Officers identified a total of 235 separate frauds
Indian national Satish Kotinadhuni, aged 44, was jailed for a total of 11 years for his role in a £9 million online fraud conspiracy.
He was among five others who were jailed for running the payment diversion fraud, which included stealing login details of individuals and companies and conning them to pay into ‘mule’ bank accounts.
Kotinadhuni was arrested at his home in east London on June 6, 2019. He was charged with conspiracy to commit fraud and conspiracy to convert criminal property.
The Met Police said:
“Satish Kotinadhuni was a ‘mule herder’. He would procure hundreds of other people’s bank accounts for use in the fraud.
“Such accounts were sourced from dishonest people who were prepared to ‘sell on’ their own bank accounts for a fee whilst knowing that they would be used for fraud.”
Officers identified a total of 235 separate frauds, committed from 2014 to 2019, totalling £9,218,522.76.
The main method employed by the gang was the use of malware to steal the login details of email accounts belonging to businesses and private individuals worldwide.

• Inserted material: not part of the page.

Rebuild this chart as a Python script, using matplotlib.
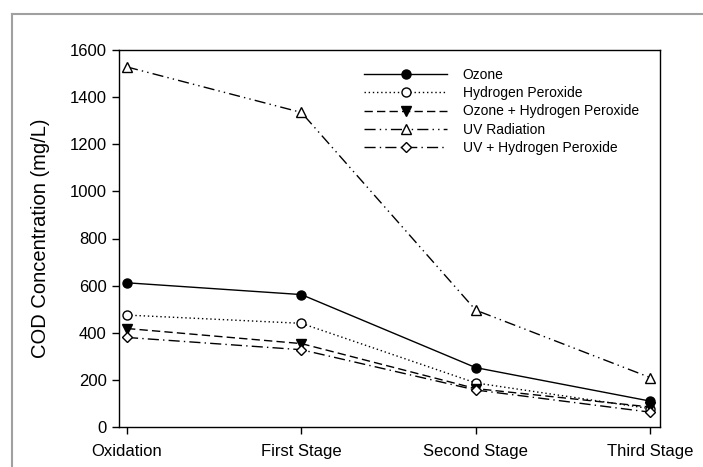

This would allow the fraudsters to monitor the chosen email accounts for high-value financial transactions.
After identifying a legitimate financial transaction between two parties, email conversations were intercepted and bogus emails were sent so that victims were conned into paying money into the UK-based ‘mule’ bank accounts.
Another method involved conning victims out of thousands of pounds by selling investments in ‘binary currency trading schemes’ that were non-existent.
Victims ranged from high-profile individuals and organisations to those who thought that they were paying their solicitor for a property deal.
Several victims were traced with the help of the National Fraud Intelligence Bureau whose Action Fraud service allows both domestic and overseas victims to report fraud online.
The Met revealed that 100 mule accounts were featured in the investigation.
On February 28, 2020, at Southwark Crown Court, Kotinadhuni was jailed for conspiracy to commit fraud by false representation and six years for conspiracy to convert criminal property. The sentences will run concurrently.
Detective Constable Chris Collins said:
“This has been a long trial due to the defendants’ refusal to accept their guilt despite overwhelming evidence.”
“A common feature, in this case, was the use of mule bank accounts.
“I advise anyone conducting financial business by email to verify the bank account they are sending their money to by contacting the intended recipient by means other than email.
“Furthermore, people should be aware that a genuine investment company would not use different private bank accounts in different names in a legitimate transaction.”
Nigerian national Olumuyiwa Ogunduyile, who supposedly led the scam, was sentenced to six years for conspiracy to commit fraud by false representation and seven-and-a-half years for conspiracy to convert criminal property, to run concurrently.
Two other Nigerians and a German-born Ghanian were among the other gang members jailed.